You were saying cricket was just a job, so how did you start playing it?

I started playing cricket because of my mother. She’s got three sons and she always wanted one of us to be a cricketer. My older brother used to play club cricket, but he then migrated to the US at a very early age. I was next in line and my mother basically forced me to play cricket. Then I tried to please her and the rest is history.
I was selected to play for the West Indies to play in an ODI at Jamaica in 1988. The day before we left for Jamaica, I was still playing basketball. It took me two years to realise this could be my profession.

Was it tough to break into the Windies team coming, from a smaller island like Antigua?
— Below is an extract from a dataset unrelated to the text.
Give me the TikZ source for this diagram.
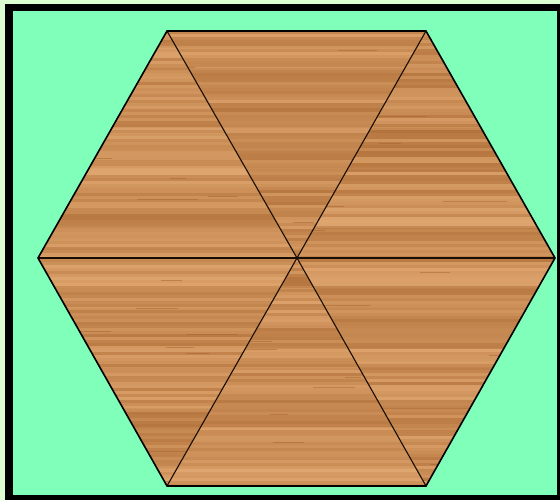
\documentclass[tikz,border=0pt]{standalone}
\usetikzlibrary{calc}
\definecolor{paleedge}{HTML}{DDFFD2}
\definecolor{mint}{HTML}{80FFBB}
\definecolor{woodbase}{HTML}{D09258}
\definecolor{woodlight}{HTML}{EBB47F}
\definecolor{wooddark}{HTML}{A2602B}
\tikzset{
  frameline/.style={fill=black},
  hexedge/.style={draw=black, line width=1.6pt, line join=miter},
  spoke/.style={draw=black!85!wooddark, line width=1.1pt}
}
\pgfmathsetseed{11}
\begin{document}
\begin{tikzpicture}[x=1pt, y=-1pt]
\useasboundingbox (0,0) rectangle (560,500);
% frame and background
\fill[paleedge] (0,0) rectangle (560,500);
\fill[frameline] (5,4) rectangle (560,500);
\fill[mint] (13,11) rectangle (557,495);
% hexagon corners
\coordinate (c) at (297,258);
\coordinate (v1) at (167,31);
\coordinate (v2) at (426,31);
\coordinate (v3) at (555,258);
\coordinate (v4) at (426,486);
\coordinate (v5) at (167,486);
\coordinate (v6) at (38,258);
% six wooden pieces
\foreach \a/\b in {v1/v2,v2/v3,v3/v4,v4/v5,v5/v6,v6/v1}{
  \begin{scope}
    \clip (c) -- (\a) -- (\b) -- cycle;
    \fill[woodbase] (0,0) rectangle (560,500);
    \foreach \y in {28,48,...,488}{
      \pgfmathsetmacro\mix{int(rnd*100)}
      \fill[woodlight!\mix!wooddark, opacity=0.35] (0,\y) rectangle (560,\y+20);
    }
    \foreach \y in {28,31,...,490}{
      \pgfmathsetmacro\mix{int(rnd*100)}
      \fill[woodlight!\mix!wooddark, opacity=0.4] (0,\y) rectangle (560,\y+3);
    }
    \foreach \i in {1,...,40}{
      \pgfmathsetmacro\gx{30+rnd*520}
      \pgfmathsetmacro\gy{30+rnd*460}
      \pgfmathsetmacro\gl{15+rnd*50}
      \draw[wooddark, opacity=0.45, line width=1pt] (\gx,\gy) -- (\gx+\gl,\gy);
    }
  \end{scope}
}
% spokes
\foreach \v in {v1,v2,v3,v4,v5,v6}
  \draw[spoke] (c) -- (\v);
\draw[hexedge] (v1) -- (v2) -- (v3) -- (v4) -- (v5) -- (v6) -- cycle;
\end{tikzpicture}
\end{document}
It was very difficult to get into the West Indies team from Antigua. There have been a lot of great cricketers who we thought would have made the West Indies team. In those days, they looked only at Jamaica, Barbados, Trinidad and Guyana. They never considered us from Antigua, the Leeward Islands and the Windward Islands until Andy Roberts made the team in the early seventies. And since then, Antiguans started to get selected quite often, like Viv (Richards), Eldine Baptiste, Richie Richardson and a few of us.

Tell us about your relationship with Courtney Walsh…
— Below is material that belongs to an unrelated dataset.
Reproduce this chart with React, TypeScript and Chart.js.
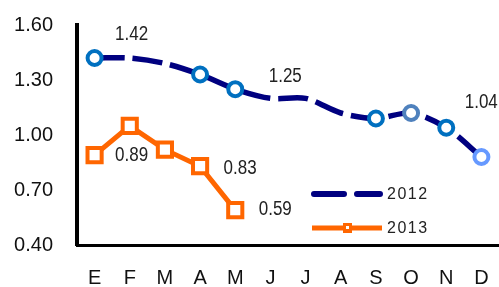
import React, { useEffect, useRef } from 'react';
import { Chart, registerables } from 'chart.js';
Chart.register(...registerables);

const months = ['E', 'F', 'M', 'A', 'M', 'J', 'J', 'A', 'S', 'O', 'N', 'D'];
const values2012 = [1.42, 1.42, 1.39, 1.33, 1.25, 1.2, 1.2, 1.12, 1.09, 1.12, 1.04, 0.88];
const values2013 = [0.89, 1.05, 0.92, 0.83, 0.59];
const yTickValues = [0.4, 0.7, 1.0, 1.3, 1.6];
const seriesNames = ['2012', '2013'];
const labels2012 = [
  { index: 0, text: '1.42' },
  { index: 4, text: '1.25' },
  { index: 10, text: '1.04' },
];
const labels2013 = [
  { index: 0, text: '0.89' },
  { index: 3, text: '0.83' },
  { index: 4, text: '0.59' },
];

const NAVY = '#000080';
const ORANGE = '#FF6600';

// offsets (px) of the value labels from their anchor points
const offsets2012 = [[37, -24], [50, -13], [35, -25]];
const offsets2013 = [[37, 0], [40, 2], [40, -1]];
const markerRadius2012 = [7, 0, 0, 7, 7, 0, 0, 0, 7, 7, 7, 7];
const markerColor2012 = ['#0070C0', '#0070C0', '#0070C0', '#0070C0', '#0070C0', '#0070C0', '#0070C0', '#0070C0', '#0070C0', '#4F81BD', '#0070C0', '#6699FF'];

const overlay = {
  id: 'overlay',
  afterDatasetsDraw(chart: any) {
    const ctx = chart.ctx as CanvasRenderingContext2D;
    const xs = chart.scales.x;
    const ys = chart.scales.y;
    const ca = chart.chartArea;
    ctx.save();
    ctx.font = '20px "Liberation Sans", Arial, sans-serif';
    ctx.fillStyle = '#222';
    ctx.textAlign = 'center';
    ctx.textBaseline = 'middle';
    const sets = [
      { labels: labels2012, values: values2012, offs: offsets2012 },
      { labels: labels2013, values: values2013, offs: offsets2013 },
    ];
    sets.forEach(({ labels, values, offs }) => {
      labels.forEach((l, i) => {
        const x = xs.getPixelForValue(l.index) + offs[i][0];
        const y = ys.getPixelForValue(values[l.index]) + offs[i][1];
        ctx.save();
        ctx.translate(x, y);
        ctx.scale(0.85, 1);
        ctx.fillText(l.text, 0, 0);
        ctx.restore();
      });
    });

    // legend
    const lx = ca.right - 187;
    const y1 = ca.bottom - 51;
    const y2 = ca.bottom - 17;
    ctx.lineCap = 'round';
    ctx.strokeStyle = NAVY;
    ctx.lineWidth = 6;
    ctx.setLineDash([30, 13]);
    ctx.beginPath();
    ctx.moveTo(lx + 2, y1);
    ctx.lineTo(lx + 68, y1);
    ctx.stroke();
    ctx.setLineDash([]);
    ctx.lineCap = 'butt';
    ctx.strokeStyle = ORANGE;
    ctx.lineWidth = 5;
    ctx.beginPath();
    ctx.moveTo(lx, y2);
    ctx.lineTo(lx + 70, y2);
    ctx.stroke();
    ctx.fillStyle = ORANGE;
    ctx.fillRect(lx + 31, y2 - 5, 9, 10);
    ctx.fillStyle = '#fff';
    ctx.fillRect(lx + 34, y2 - 2, 3, 3);

    ctx.font = '16px "Liberation Sans", Arial, sans-serif';
    (ctx as any).letterSpacing = '1.5px';
    ctx.fillStyle = '#222';
    ctx.textAlign = 'left';
    ctx.fillText(seriesNames[0], lx + 75, y1 + 1);
    ctx.fillText(seriesNames[1], lx + 75, y2 + 1);
    ctx.restore();
  },
};

export default function App() {
  const ref = useRef<HTMLCanvasElement>(null);
  useEffect(() => {
    const chart = new Chart(ref.current!, {
      type: 'line',
      data: {
        labels: months,
        datasets: [
          {
            label: seriesNames[0],
            data: values2012,
            borderColor: NAVY,
            borderWidth: 5.5,
            borderDash: [30, 8],
            tension: 0.3,
            pointRadius: markerRadius2012,
            pointBorderColor: markerColor2012,
            pointBackgroundColor: '#fff',
            pointBorderWidth: 4,
            fill: false,
          },
          {
            label: seriesNames[1],
            data: values2013,
            borderColor: ORANGE,
            borderWidth: 5,
            tension: 0,
            pointStyle: 'rect',
            pointRadius: 10,
            pointBorderColor: ORANGE,
            pointBackgroundColor: '#fff',
            pointBorderWidth: 4,
            fill: false,
          },
        ],
      },
      options: {
        responsive: false,
        animation: false,
        layout: { autoPadding: false, padding: { top: 25, right: 0, left: 0, bottom: 0 } },
        plugins: { legend: { display: false }, tooltip: { enabled: false } },
        scales: {
          x: {
            offset: true,
            grid: { display: false, drawTicks: true, tickLength: 18 },
            border: { display: true, color: '#000', width: 3 },
            ticks: {
              color: '#111',
              padding: 3,
              font: { family: '"Liberation Sans", Arial, sans-serif', size: 20 },
            },
            afterFit: (s: any) => { s.height = 42; s.paddingLeft = 0; s.paddingRight = 0; },
          },
          y: {
            min: 0.4,
            max: 1.6,
            afterBuildTicks: (s: any) => { s.ticks = yTickValues.map((v) => ({ value: v })); },
            grid: { display: false, drawTicks: true, tickLength: 21 },
            border: { display: true, color: '#000', width: 4 },
            ticks: {
              color: '#111',
              padding: 3,
              font: { family: '"Liberation Sans", Arial, sans-serif', size: 20 },
              callback: (v: any) => Number(v).toFixed(2),
            },
            afterFit: (s: any) => { s.width = 77; s.paddingTop = 0; s.paddingBottom = 0; },
          },
        },
      },
      plugins: [overlay],
    });
    return () => chart.destroy();
  }, []);
  return (
    <div style={{ position: 'fixed', left: 0, top: 0, width: 499, height: 287, background: '#fff' }}>
      <canvas ref={ref} width={499} height={287} />
    </div>
  );
}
Walshy and I didn’t start off as friends. He was there four years before I came. I came into the team at the retirement of Garner and Holding, and they started comparing me with Garner. He was the Big Bird, so I became the Little Bird. I didn’t want to be the weak link in the team. My friendship with Walsh started two years after that, when we became room-mates.

We became good friends because he loved cricket. It was his life, and for me it was a mere job. We were different. In fact, Dessi (Haynes) said to me that he had never met a cricketer like me because I don’t talk cricket like some other guys who talk cricket at breakfast, lunch and dinner.

The toughest batsman you bowled at…

David Boon. You have some batsmen who you can look at the eyes and rattle, but never with Boon. Steve Waugh was very tough.  At times, he could look out of sorts. But I can tell you, he’s not going to surrender.

You remember that battle with Waugh in the 1995-96 series?

I am not usually like that. That particular series in 1995, we were in danger of losing our No 1 status. I believe I got a little frustrated. He said something to me that I didn’t like. But it started right there on the pitch and ended right there. Yeah I wanted to hit him then.

Sad to see the state of affairs in WI cricket…

I played two years more than I expected. I wanted to retire in 1998. I just had enough, and I need a new challenge in life and I was getting fed up of cricket. Walshy told me: ‘Man, we can’t leave now. We have to nurture these young fast bowlers. If we leave now, it could be worse’. And I said for the sake for West Indies cricket, I will hang on longer. I spent two years trying to teach these guys, and Walshy spent an extra year. But it didn’t work and now it’s getting worse all the time. I don’t see when it’s gonna change for the better.